— Start of AVAILABLE DATA —

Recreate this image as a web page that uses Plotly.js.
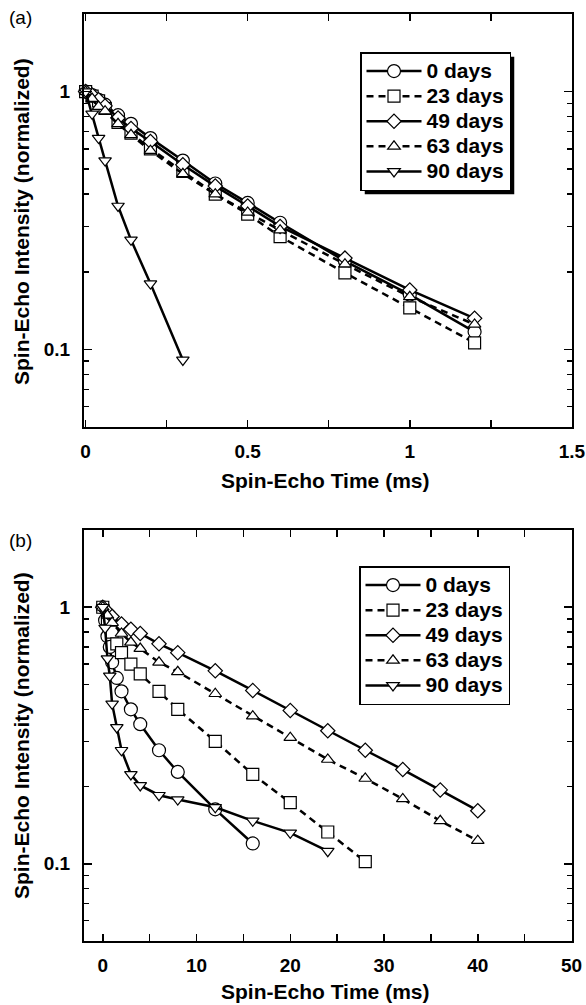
<!DOCTYPE html>
<html><head><meta charset="utf-8">
<script src="https://cdn.plot.ly/plotly-3.0.1.min.js"></script>
<style>html,body{margin:0;padding:0;background:#fff}#chart{width:586px;height:1005px}</style>
</head><body><div id="chart"></div>
<script>
// ---- data (panel a, ms) ----
const seriesNames = ['0 days', '23 days', '49 days', '63 days', '90 days'];
const xA = [0, 0.02, 0.04, 0.06, 0.1, 0.14, 0.2, 0.3, 0.4, 0.5, 0.6, 0.8, 1.0, 1.2];
const yA0  = [1, 0.97, 0.93, 0.89, 0.81, 0.75, 0.66, 0.54, 0.44, 0.37, 0.31, 0.22, 0.163, 0.117];
const yA23 = [1, 0.96, 0.92, 0.86, 0.76, 0.69, 0.60, 0.49, 0.40, 0.335, 0.274, 0.198, 0.145, 0.106];
const yA49 = [1, 0.97, 0.93, 0.88, 0.79, 0.72, 0.64, 0.52, 0.43, 0.36, 0.30, 0.226, 0.17, 0.132];
const yA63 = [1, 0.94, 0.875, 0.84, 0.75, 0.68, 0.59, 0.48, 0.40, 0.34, 0.29, 0.214, 0.16, 0.125];
const xA90 = [0, 0.02, 0.04, 0.06, 0.1, 0.14, 0.2, 0.3];
const yA90 = [1, 0.82, 0.66, 0.54, 0.36, 0.266, 0.18, 0.091];
// ---- data (panel b, ms) ----
const xB0  = [0, 0.25, 0.5, 0.75, 1, 1.5, 2, 3, 4, 6, 8, 12, 16];
const yB0  = [1, 0.89, 0.77, 0.70, 0.61, 0.53, 0.47, 0.40, 0.35, 0.277, 0.228, 0.163, 0.12];
const xB23 = [0, 0.5, 1, 1.5, 2, 3, 4, 6, 8, 12, 16, 20, 24, 28];
const yB23 = [1, 0.90, 0.80, 0.72, 0.665, 0.60, 0.55, 0.47, 0.40, 0.30, 0.223, 0.173, 0.133, 0.102];
const xB49 = [0, 0.5, 1, 2, 3, 4, 6, 8, 12, 16, 20, 24, 28, 32, 36, 40];
const yB49 = [1, 0.96, 0.92, 0.86, 0.82, 0.79, 0.72, 0.665, 0.565, 0.474, 0.396, 0.33, 0.277, 0.233, 0.194, 0.161];
const xB63 = [0, 0.5, 1, 2, 3, 4, 6, 8, 12, 16, 20, 24, 28, 32, 36, 40];
const yB63 = [1, 0.93, 0.87, 0.79, 0.73, 0.69, 0.61, 0.56, 0.46, 0.376, 0.31, 0.255, 0.215, 0.179, 0.147, 0.123];
const xB90 = [0, 0.25, 0.5, 0.75, 1, 1.5, 2, 3, 4, 6, 8, 12, 16, 20, 24];
const yB90 = [1, 0.83, 0.63, 0.54, 0.42, 0.34, 0.277, 0.223, 0.202, 0.185, 0.178, 0.166, 0.147, 0.132, 0.112];
const xTickA = [0, 0.5, 1, 1.5];
const xTickB = [0, 10, 20, 30, 40, 50];

// ---- styling ----
const W = 586, H = 1005;
const FONT = 'Liberation Sans, Arial, sans-serif';
const symbols = ['circle', 'square', 'diamond', 'triangle-up', 'triangle-down'];
const sizes = [13, 12, 11, 11, 11];
const dashes = ['solid', '7px,5px', 'solid', '7px,5px', 'solid'];

function tr(i, x, y, xa, ya, leg) {
  return {
    x: x, y: y, name: '<span style="font-size:21px">' + seriesNames[i] + '</span>',
    type: 'scatter', mode: 'lines+markers',
    xaxis: xa, yaxis: ya, legend: leg,
    line: {color: '#000', width: 2.5, dash: dashes[i]},
    marker: {symbol: symbols[i], size: sizes[i], color: '#fff', line: {color: '#000', width: 1.2}},
    cliponaxis: false
  };
}
const data = [
  tr(0, xA, yA0, 'x', 'y', 'legend'),
  tr(1, xA, yA23, 'x', 'y', 'legend'),
  tr(2, xA, yA49, 'x', 'y', 'legend'),
  tr(3, xA, yA63, 'x', 'y', 'legend'),
  tr(4, xA90, yA90, 'x', 'y', 'legend'),
  tr(0, xB0, yB0, 'x2', 'y2', 'legend2'),
  tr(1, xB23, yB23, 'x2', 'y2', 'legend2'),
  tr(2, xB49, yB49, 'x2', 'y2', 'legend2'),
  tr(3, xB63, yB63, 'x2', 'y2', 'legend2'),
  tr(4, xB90, yB90, 'x2', 'y2', 'legend2')
];

const px = v => v / W, py = v => 1 - v / H;
const tickFont = {family: FONT, size: 19, color: '#000', weight: 'bold'};
function xaxis(dom, range, vals, minorStep, anchor) {
  return {domain: dom, range: range, anchor: anchor, tickmode: 'array', tickvals: vals,
    ticks: 'inside', ticklen: 7, tickwidth: 1.5, tickcolor: '#000',
    minor: {dtick: minorStep, ticks: 'inside', ticklen: 7, tickwidth: 1.5, tickcolor: '#000', showgrid: false},
    showline: true, linewidth: 2, linecolor: '#000', mirror: 'ticks',
    showgrid: false, zeroline: false, tickfont: tickFont, ticklabelstandoff: 6};
}
function yaxis(dom, anchor) {
  return {domain: dom, type: 'log', range: [Math.log10(0.05), Math.log10(2)], anchor: anchor,
    tickmode: 'linear', tick0: 0, dtick: 1,
    ticks: 'inside', ticklen: 8, tickwidth: 1.5, tickcolor: '#000',
    minor: {dtick: 'D1', ticks: 'inside', ticklen: 5, tickwidth: 1.5, tickcolor: '#000', showgrid: false},
    showline: true, linewidth: 2, linecolor: '#000', mirror: 'ticks',
    showgrid: false, zeroline: false, tickfont: tickFont, ticklabelstandoff: 8};
}
const xDom = [px(84), px(572)];
const legendCommon = {
  xanchor: 'left', yanchor: 'top', bgcolor: '#fff', bordercolor: '#000', borderwidth: 1.5,
  font: {family: FONT, size: 17, color: '#000', weight: 'bold'}, itemwidth: 55, tracegroupgap: 0
};
const titleFont = {family: FONT, size: 21, color: '#000', weight: 'bold'};
const labelFont = {family: FONT, size: 19, color: '#000'};
const layout = {
  width: W, height: H, margin: {l: 0, r: 0, t: 0, b: 0},
  paper_bgcolor: '#fff', plot_bgcolor: '#fff', showlegend: true,
  xaxis: xaxis(xDom, [-0.005, 1.5005], xTickA, 0.25, 'y'),
  yaxis: yaxis([py(427), py(14)], 'x'),
  xaxis2: xaxis(xDom, [-2, 50.05], xTickB, 5, 'y2'),
  yaxis2: yaxis([py(941), py(530)], 'x2'),
  legend: Object.assign({x: px(360), y: py(52)}, legendCommon),
  legend2: Object.assign({x: px(359), y: py(566)}, legendCommon),
  shapes: [],
  annotations: [
    {text: '(a)', x: px(20), y: py(18), xref: 'paper', yref: 'paper', showarrow: false, xanchor: 'center', yanchor: 'middle', font: labelFont},
    {text: '(b)', x: px(20), y: py(540), xref: 'paper', yref: 'paper', showarrow: false, xanchor: 'center', yanchor: 'middle', font: labelFont},
    {text: 'Spin-Echo Time (ms)', x: px(325), y: py(480), xref: 'paper', yref: 'paper', showarrow: false, xanchor: 'center', yanchor: 'middle', font: titleFont},
    {text: 'Spin-Echo Time (ms)', x: px(325), y: py(991), xref: 'paper', yref: 'paper', showarrow: false, xanchor: 'center', yanchor: 'middle', font: titleFont},
    {text: 'Spin-Echo Intensity (normalized)', x: px(21), y: py(222), xref: 'paper', yref: 'paper', showarrow: false, textangle: -90, xanchor: 'center', yanchor: 'middle', font: titleFont},
    {text: 'Spin-Echo Intensity (normalized)', x: px(21), y: py(736), xref: 'paper', yref: 'paper', showarrow: false, textangle: -90, xanchor: 'center', yanchor: 'middle', font: titleFont}
  ]
};
Plotly.newPlot('chart', data, layout, {displayModeBar: false, staticPlot: true}).then(gd => {
  // drop shadows behind the two legend boxes, placed from the rendered legend boxes
  const root = gd.getBoundingClientRect();
  const shapes = [];
  gd.querySelectorAll('g.legend rect.bg').forEach(r => {
    const b = r.getBoundingClientRect();
    const off = 4;
    shapes.push({type: 'rect', xref: 'paper', yref: 'paper', layer: 'above',
      x0: px(b.left - root.left + off), x1: px(b.right - root.left + off),
      y0: py(b.bottom - root.top + off), y1: py(b.top - root.top + off),
      fillcolor: '#000', line: {width: 0}});
  });
  return Plotly.relayout(gd, {shapes: shapes});
});
</script></body></html>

— End of AVAILABLE DATA —

WHAT TO DO -> Repeat, exactly and in full, each line from the start of the data to the line that contains "['solid', '7px,5px', 'solid', '7px,5px', 'solid'];". Pictures do not go in.

SOLUTION BELOW ->
Recreate this image as a web page that uses Plotly.js.
<!DOCTYPE html>
<html><head><meta charset="utf-8">
<script src="https://cdn.plot.ly/plotly-3.0.1.min.js"></script>
<style>html,body{margin:0;padding:0;background:#fff}#chart{width:586px;height:1005px}</style>
</head><body><div id="chart"></div>
<script>
// ---- data (panel a, ms) ----
const seriesNames = ['0 days', '23 days', '49 days', '63 days', '90 days'];
const xA = [0, 0.02, 0.04, 0.06, 0.1, 0.14, 0.2, 0.3, 0.4, 0.5, 0.6, 0.8, 1.0, 1.2];
const yA0  = [1, 0.97, 0.93, 0.89, 0.81, 0.75, 0.66, 0.54, 0.44, 0.37, 0.31, 0.22, 0.163, 0.117];
const yA23 = [1, 0.96, 0.92, 0.86, 0.76, 0.69, 0.60, 0.49, 0.40, 0.335, 0.274, 0.198, 0.145, 0.106];
const yA49 = [1, 0.97, 0.93, 0.88, 0.79, 0.72, 0.64, 0.52, 0.43, 0.36, 0.30, 0.226, 0.17, 0.132];
const yA63 = [1, 0.94, 0.875, 0.84, 0.75, 0.68, 0.59, 0.48, 0.40, 0.34, 0.29, 0.214, 0.16, 0.125];
const xA90 = [0, 0.02, 0.04, 0.06, 0.1, 0.14, 0.2, 0.3];
const yA90 = [1, 0.82, 0.66, 0.54, 0.36, 0.266, 0.18, 0.091];
// ---- data (panel b, ms) ----
const xB0  = [0, 0.25, 0.5, 0.75, 1, 1.5, 2, 3, 4, 6, 8, 12, 16];
const yB0  = [1, 0.89, 0.77, 0.70, 0.61, 0.53, 0.47, 0.40, 0.35, 0.277, 0.228, 0.163, 0.12];
const xB23 = [0, 0.5, 1, 1.5, 2, 3, 4, 6, 8, 12, 16, 20, 24, 28];
const yB23 = [1, 0.90, 0.80, 0.72, 0.665, 0.60, 0.55, 0.47, 0.40, 0.30, 0.223, 0.173, 0.133, 0.102];
const xB49 = [0, 0.5, 1, 2, 3, 4, 6, 8, 12, 16, 20, 24, 28, 32, 36, 40];
const yB49 = [1, 0.96, 0.92, 0.86, 0.82, 0.79, 0.72, 0.665, 0.565, 0.474, 0.396, 0.33, 0.277, 0.233, 0.194, 0.161];
const xB63 = [0, 0.5, 1, 2, 3, 4, 6, 8, 12, 16, 20, 24, 28, 32, 36, 40];
const yB63 = [1, 0.93, 0.87, 0.79, 0.73, 0.69, 0.61, 0.56, 0.46, 0.376, 0.31, 0.255, 0.215, 0.179, 0.147, 0.123];
const xB90 = [0, 0.25, 0.5, 0.75, 1, 1.5, 2, 3, 4, 6, 8, 12, 16, 20, 24];
const yB90 = [1, 0.83, 0.63, 0.54, 0.42, 0.34, 0.277, 0.223, 0.202, 0.185, 0.178, 0.166, 0.147, 0.132, 0.112];
const xTickA = [0, 0.5, 1, 1.5];
const xTickB = [0, 10, 20, 30, 40, 50];

// ---- styling ----
const W = 586, H = 1005;
const FONT = 'Liberation Sans, Arial, sans-serif';
const symbols = ['circle', 'square', 'diamond', 'triangle-up', 'triangle-down'];
const sizes = [13, 12, 11, 11, 11];
const dashes = ['solid', '7px,5px', 'solid', '7px,5px', 'solid'];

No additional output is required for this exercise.